EOH welcomes stimulus plan
Ramaphosa’s infrastructure drive fits in with the technology group and could lift the economy, says management
President Cyril Ramaphosa’s stimulus package could be a boon to technology group EOH and the South African economy as a whole, EOH’s management said on Wednesday.
With the economy in recession for the first time since 2009, Ramaphosa announced a R400bn infrastructure fund and a shift in state spending towards health, education, municipal infrastructure and other "high impact" areas.
EOH’s new group CEO Stephen van Coller, who joined the company from MTN in September, said the infrastructure drive "fits squarely into where we play".
The company’s new Nextec unit, a product of the group’s split in two, focuses on applying technology to industries such as health, water, energy and transport, which are included in the infrastructure plan.
The group’s other unit, which is the same size by revenue, focuses on information and communications technology. Nextec head Zunaid Mayet, who relinquished the group CEO role in favour of Van Coller, said the stimulus package could lift business confidence and economic growth.
"Like EOH, the country has bottomed out," he said.
Old Mutual Investment Group head of economic research Johann Els agreed that the worst was probably over for the South African economy.
"I do think we’re at peak pessimism and it’s almost a turning point … but that will probably be after the elections next year because we need the president to solidify his position in the governing party.

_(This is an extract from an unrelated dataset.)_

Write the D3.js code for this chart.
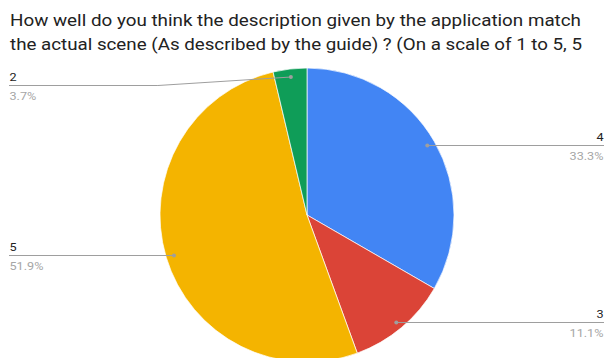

"Even the president’s stimulus package — while there’s nothing in there that will get me to change my forecasts — it does build on the path of stabilising confidence at least and maybe even starting to improve confidence," Els said.

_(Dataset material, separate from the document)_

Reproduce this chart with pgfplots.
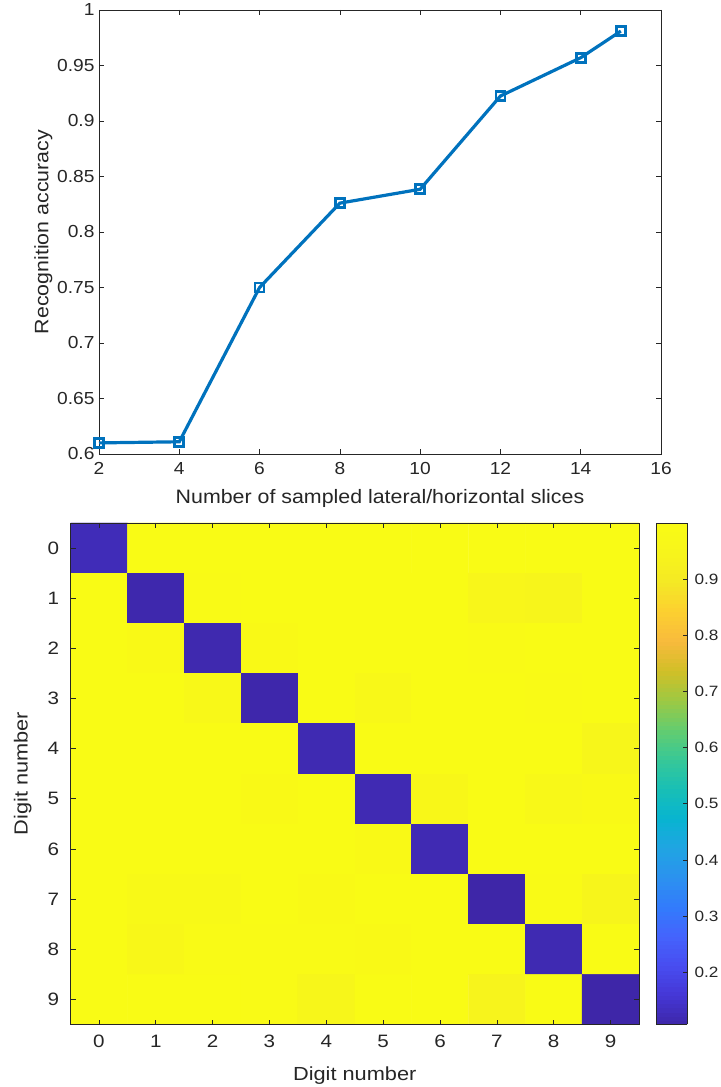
\documentclass[border=0pt]{standalone}
\usepackage{pgfplots}
\pgfplotsset{compat=1.18}
\usepackage{fontspec}
\setmainfont{Liberation Sans}
\newfontfamily\topfont[FakeStretch=1.1]{Liberation Sans}
\newfontfamily\botfont[FakeStretch=1.15]{Liberation Sans}
\definecolor{mlblue}{rgb}{0,0.447,0.741}
\definecolor{axgray}{rgb}{0.15,0.15,0.15}
\pgfplotsset{
  colormap={parula}{
    rgb=(0.2422,0.1504,0.6603)
    rgb=(0.2706,0.2147,0.8364)
    rgb=(0.2813,0.3006,0.9414)
    rgb=(0.2699,0.3892,0.9906)
    rgb=(0.1963,0.4847,0.9892)
    rgb=(0.1687,0.5703,0.9359)
    rgb=(0.1248,0.6459,0.8883)
    rgb=(0.0297,0.7082,0.8163)
    rgb=(0.0964,0.7500,0.7120)
    rgb=(0.2161,0.7843,0.5923)
    rgb=(0.3909,0.8029,0.4354)
    rgb=(0.6174,0.7876,0.2612)
    rgb=(0.8203,0.7498,0.1535)
    rgb=(0.9728,0.7298,0.2394)
    rgb=(0.9892,0.8136,0.1885)
    rgb=(0.9597,0.9135,0.1423)
    rgb=(0.9691,0.9606,0.1064)
    rgb=(0.9769,0.9839,0.0805)
  }
}
\pgfplotstableread{
x y c
0 0 0.125
1 0 1
2 0 1
3 0 1
4 0 1
5 0 1
6 0 1
7 0 1
8 0 1
9 0 1
0 1 1
1 1 0.112
2 1 0.99
3 1 1
4 1 1
5 1 1
6 1 1
7 1 0.96
8 1 0.95
9 1 1
0 2 1
1 2 0.985
2 2 0.115
3 2 0.985
4 2 1
5 2 1
6 2 1
7 2 0.99
8 2 1
9 2 1
0 3 1
1 3 1
2 3 0.975
3 3 0.11
4 3 1
5 3 0.975
6 3 1
7 3 1
8 3 0.99
9 3 1
0 4 1
1 4 1
2 4 1
3 4 1
4 4 0.118
5 4 1
6 4 1
7 4 1
8 4 1
9 4 0.955
0 5 1
1 5 1
2 5 1
3 5 0.985
4 5 1
5 5 0.12
6 5 0.97
7 5 1
8 5 0.975
9 5 0.985
0 6 1
1 6 1
2 6 1
3 6 1
4 6 1
5 6 0.985
6 6 0.12
7 6 1
8 6 1
9 6 1
0 7 1
1 7 0.98
2 7 0.98
3 7 1
4 7 0.985
5 7 1
6 7 1
7 7 0.107
8 7 0.99
9 7 0.95
0 8 1
1 8 0.97
2 8 0.99
3 8 0.99
4 8 0.99
5 8 0.985
6 8 1
7 8 1
8 8 0.118
9 8 1
0 9 1
1 9 1
2 9 1
3 9 0.99
4 9 0.955
5 9 1
6 9 1
7 9 0.945
8 9 1
9 9 0.107
}\heat
\begin{document}
\begin{tikzpicture}
\useasboundingbox (0,0) rectangle (721bp,1087bp);
% top line plot
\begin{axis}[
  at={(99bp,633bp)}, anchor=south west,
  scale only axis, width=562bp, height=444bp,
  xmin=2, xmax=16, ymin=0.6, ymax=1,
  xtick={2,4,...,16},
  ytick={0.6,0.65,0.7,0.75,0.8,0.85,0.9,0.95,1},
  yticklabels={0.6,0.65,0.7,0.75,0.8,0.85,0.9,0.95,1},
  tick align=inside, major tick length=5bp,
  axis line style={axgray, line width=0.7bp},
  tick style={axgray, line width=0.7bp},
  ticklabel style={font=\topfont\fontsize{17.5}{19}\selectfont, text=axgray},
  /pgf/number format/assume math mode=true,
  xticklabel style={yshift=-5bp},
  yticklabel style={xshift=-1bp},
  xlabel={Number of sampled lateral/horizontal slices},
  ylabel={Recognition accuracy},
  label style={font=\topfont\fontsize{19.5}{22}\selectfont, text=axgray},
  xlabel style={yshift=-8bp},
  ylabel style={yshift=-2bp},
]
\addplot[mlblue, line width=3.2bp, mark=square, mark size=4.5bp, mark options={solid, line width=2.8bp}]
coordinates {(2,0.610) (4,0.611) (6,0.750) (8,0.826) (10,0.8385) (12,0.9225) (14,0.957) (15,0.981)};
\end{axis}
% bottom heatmap
\begin{axis}[
  at={(70.5bp,62.5bp)}, anchor=south west,
  scale only axis, width=568.5bp, height=501.5bp,
  xmin=-0.5, xmax=9.5, ymin=-0.5, ymax=9.5,
  y dir=reverse,
  xtick={0,...,9}, ytick={0,...,9},
  tick align=inside, major tick length=5bp,
  axis on top,
  axis line style={axgray, line width=0.7bp},
  tick style={axgray, line width=0.7bp},
  ticklabel style={font=\botfont\fontsize{18}{20}\selectfont, text=axgray},
  /pgf/number format/assume math mode=true,
  xticklabel style={yshift=-7bp},
  yticklabel style={xshift=-8bp},
  xlabel={Digit number}, ylabel={Digit number},
  label style={font=\botfont\fontsize{19}{21}\selectfont, text=axgray},
  xlabel style={yshift=-12bp},
  ylabel style={yshift=9bp},
  colormap name=parula,
  point meta min=0.107, point meta max=1,
  colorbar sampled,
  colorbar shift/.style={},
  colorbar style={
    at={(parent axis.north east)}, anchor=north west,
    xshift=17bp,
    scale only axis,
    width=31bp,
    samples=120,
    ytick={0.2,0.3,...,0.9},
    yticklabels={0.2,0.3,0.4,0.5,0.6,0.7,0.8,0.9},
    ytick pos=right, yticklabel pos=right,
    tick align=inside, major tick length=4bp,
    axis line style={axgray, line width=0.7bp},
    tick style={axgray, line width=0.7bp},
    yticklabel style={font=\botfont\fontsize{15}{17}\selectfont, text=axgray, xshift=4bp},
    /pgf/number format/assume math mode=true,
  },
]
\addplot[matrix plot*, mesh/cols=10, point meta=explicit] table[x=x, y=y, meta=c] {\heat};
\end{axis}
\end{tikzpicture}
\end{document}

EOH on Wednesday reported that its headline earnings in the year ended July plummeted to R409m, from R1.2bn the previous year. This was despite an 8% rise in revenue from continuing operations, to R16.3bn.
In addition to asset write-downs, the profit decline was partly because the group gave up margins to retain customers, Mayet said.
Also included in the headline earnings number was a R393m loss on the sale of the GCT group of companies, which EOH bought in late 2015.
That loss was mostly because the EOH shares issued to GCT, which it has now regained, have lost most of their value, Van Coller said. EOH’s share price plummeted from R174 two years ago to R35.13 at Wednesday’s close.
EOH would also not pay a dividend for the 2018 financial year given that it recorded a total loss of R153m.
"We didn’t generate a profit this year so we didn’t generate cash. I think it would be silly to pay a dividend. I think we get a better return right now, on any spare cash, from paying back debt," Van Coller said.